Records
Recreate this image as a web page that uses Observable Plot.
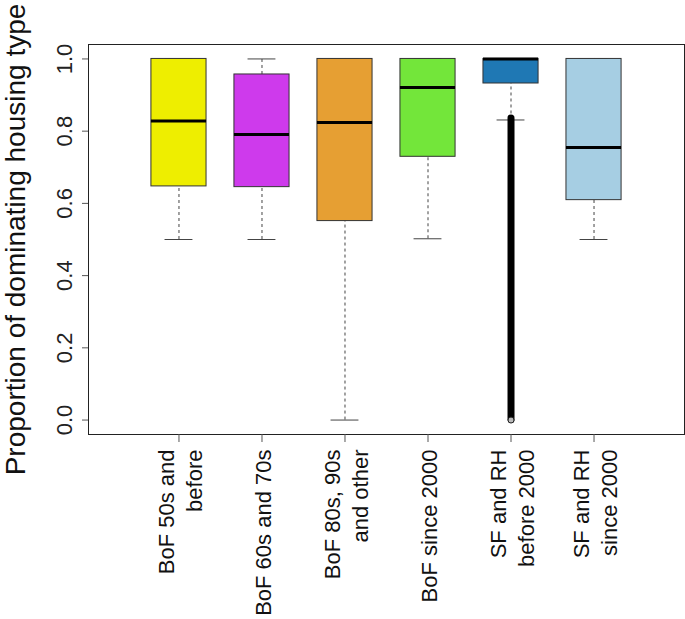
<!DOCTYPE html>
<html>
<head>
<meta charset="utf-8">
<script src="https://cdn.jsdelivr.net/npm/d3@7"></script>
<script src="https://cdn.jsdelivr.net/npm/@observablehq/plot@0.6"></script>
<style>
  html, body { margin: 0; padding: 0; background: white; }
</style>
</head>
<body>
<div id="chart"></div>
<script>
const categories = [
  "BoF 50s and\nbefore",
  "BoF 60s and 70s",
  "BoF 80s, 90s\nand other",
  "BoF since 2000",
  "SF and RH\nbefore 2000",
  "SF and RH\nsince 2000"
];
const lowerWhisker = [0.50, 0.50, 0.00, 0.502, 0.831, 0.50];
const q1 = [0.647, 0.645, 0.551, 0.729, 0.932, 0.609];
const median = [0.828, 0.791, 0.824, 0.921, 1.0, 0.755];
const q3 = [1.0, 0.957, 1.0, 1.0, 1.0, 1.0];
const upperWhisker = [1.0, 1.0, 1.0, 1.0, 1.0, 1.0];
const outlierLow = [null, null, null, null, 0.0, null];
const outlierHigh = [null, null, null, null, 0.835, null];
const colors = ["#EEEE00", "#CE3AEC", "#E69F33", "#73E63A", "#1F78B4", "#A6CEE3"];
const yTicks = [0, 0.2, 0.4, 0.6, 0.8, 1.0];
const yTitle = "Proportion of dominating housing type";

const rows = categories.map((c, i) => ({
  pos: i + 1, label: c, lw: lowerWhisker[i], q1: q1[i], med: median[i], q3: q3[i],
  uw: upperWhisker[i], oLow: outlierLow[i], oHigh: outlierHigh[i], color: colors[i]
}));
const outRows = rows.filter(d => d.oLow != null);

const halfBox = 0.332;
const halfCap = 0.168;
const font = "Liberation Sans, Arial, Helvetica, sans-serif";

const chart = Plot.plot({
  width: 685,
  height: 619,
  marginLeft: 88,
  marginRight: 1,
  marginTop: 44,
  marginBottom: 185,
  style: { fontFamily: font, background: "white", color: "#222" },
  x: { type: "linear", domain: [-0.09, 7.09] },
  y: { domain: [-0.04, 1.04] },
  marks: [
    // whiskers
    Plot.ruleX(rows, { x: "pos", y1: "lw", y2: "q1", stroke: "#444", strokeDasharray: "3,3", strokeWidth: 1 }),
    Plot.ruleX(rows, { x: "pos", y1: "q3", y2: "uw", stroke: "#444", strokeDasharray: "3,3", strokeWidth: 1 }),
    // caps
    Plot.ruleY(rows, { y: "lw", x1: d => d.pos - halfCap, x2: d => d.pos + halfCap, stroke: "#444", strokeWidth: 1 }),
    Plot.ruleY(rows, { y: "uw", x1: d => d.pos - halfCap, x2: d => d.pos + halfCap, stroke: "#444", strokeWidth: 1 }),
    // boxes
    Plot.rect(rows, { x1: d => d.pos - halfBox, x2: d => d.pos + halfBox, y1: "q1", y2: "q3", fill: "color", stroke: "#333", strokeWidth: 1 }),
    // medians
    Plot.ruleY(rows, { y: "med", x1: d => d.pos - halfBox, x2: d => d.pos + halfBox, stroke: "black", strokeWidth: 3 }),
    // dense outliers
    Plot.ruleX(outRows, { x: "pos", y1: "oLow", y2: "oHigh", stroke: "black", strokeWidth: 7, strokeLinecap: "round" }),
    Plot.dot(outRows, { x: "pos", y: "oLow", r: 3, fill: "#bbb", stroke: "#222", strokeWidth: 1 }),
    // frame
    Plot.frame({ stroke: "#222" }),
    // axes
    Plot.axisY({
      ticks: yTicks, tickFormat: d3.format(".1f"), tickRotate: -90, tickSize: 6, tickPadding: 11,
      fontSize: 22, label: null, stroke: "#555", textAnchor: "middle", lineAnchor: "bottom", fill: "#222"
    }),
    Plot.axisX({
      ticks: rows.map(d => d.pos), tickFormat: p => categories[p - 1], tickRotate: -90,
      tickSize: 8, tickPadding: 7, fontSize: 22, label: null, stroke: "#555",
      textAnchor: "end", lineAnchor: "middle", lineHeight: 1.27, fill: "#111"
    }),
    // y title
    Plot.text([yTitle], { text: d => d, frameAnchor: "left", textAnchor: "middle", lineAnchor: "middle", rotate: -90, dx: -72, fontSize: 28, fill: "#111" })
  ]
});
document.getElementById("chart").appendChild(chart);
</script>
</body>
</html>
...
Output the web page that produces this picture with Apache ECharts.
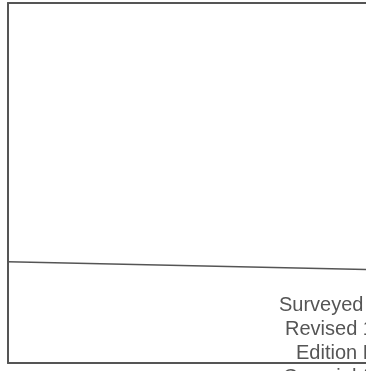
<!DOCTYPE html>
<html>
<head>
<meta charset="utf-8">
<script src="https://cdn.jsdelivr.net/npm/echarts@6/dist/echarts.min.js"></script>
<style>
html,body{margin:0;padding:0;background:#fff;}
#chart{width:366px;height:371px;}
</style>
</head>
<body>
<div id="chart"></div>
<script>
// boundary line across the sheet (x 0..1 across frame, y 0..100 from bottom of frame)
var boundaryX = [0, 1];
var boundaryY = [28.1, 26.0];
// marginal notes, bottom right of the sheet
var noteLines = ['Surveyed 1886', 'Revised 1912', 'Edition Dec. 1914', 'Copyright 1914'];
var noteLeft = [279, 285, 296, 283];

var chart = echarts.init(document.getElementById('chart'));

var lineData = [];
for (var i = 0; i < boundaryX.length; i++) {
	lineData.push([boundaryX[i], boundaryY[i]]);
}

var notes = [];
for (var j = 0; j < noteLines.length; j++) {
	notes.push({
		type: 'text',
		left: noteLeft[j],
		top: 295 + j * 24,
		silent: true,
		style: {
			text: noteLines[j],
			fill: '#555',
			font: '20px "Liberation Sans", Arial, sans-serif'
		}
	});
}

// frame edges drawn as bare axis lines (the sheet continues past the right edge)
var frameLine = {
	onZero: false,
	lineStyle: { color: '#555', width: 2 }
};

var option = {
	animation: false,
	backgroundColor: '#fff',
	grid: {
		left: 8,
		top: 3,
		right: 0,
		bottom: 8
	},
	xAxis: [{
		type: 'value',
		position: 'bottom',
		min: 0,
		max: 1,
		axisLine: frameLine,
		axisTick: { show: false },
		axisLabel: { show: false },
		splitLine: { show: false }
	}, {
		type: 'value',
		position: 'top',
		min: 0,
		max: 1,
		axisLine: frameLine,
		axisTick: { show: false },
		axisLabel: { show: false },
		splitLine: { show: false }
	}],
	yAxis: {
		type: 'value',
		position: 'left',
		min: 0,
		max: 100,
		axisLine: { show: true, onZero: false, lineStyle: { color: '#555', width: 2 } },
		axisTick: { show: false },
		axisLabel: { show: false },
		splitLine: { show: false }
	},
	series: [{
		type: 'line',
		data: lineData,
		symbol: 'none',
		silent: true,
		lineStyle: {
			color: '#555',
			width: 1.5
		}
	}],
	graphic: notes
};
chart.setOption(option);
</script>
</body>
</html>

Short task
Give back exactly the lines from the one that holds "Output the web" to the one that holds "var chart = echarts.init(document.getElementById('chart'));", with both ends and without the images.

Final result
Output the web page that produces this picture with Apache ECharts.
<!DOCTYPE html>
<html>
<head>
<meta charset="utf-8">
<script src="https://cdn.jsdelivr.net/npm/echarts@6/dist/echarts.min.js"></script>
<style>
html,body{margin:0;padding:0;background:#fff;}
#chart{width:366px;height:371px;}
</style>
</head>
<body>
<div id="chart"></div>
<script>
// boundary line across the sheet (x 0..1 across frame, y 0..100 from bottom of frame)
var boundaryX = [0, 1];
var boundaryY = [28.1, 26.0];
// marginal notes, bottom right of the sheet
var noteLines = ['Surveyed 1886', 'Revised 1912', 'Edition Dec. 1914', 'Copyright 1914'];
var noteLeft = [279, 285, 296, 283];

var chart = echarts.init(document.getElementById('chart'));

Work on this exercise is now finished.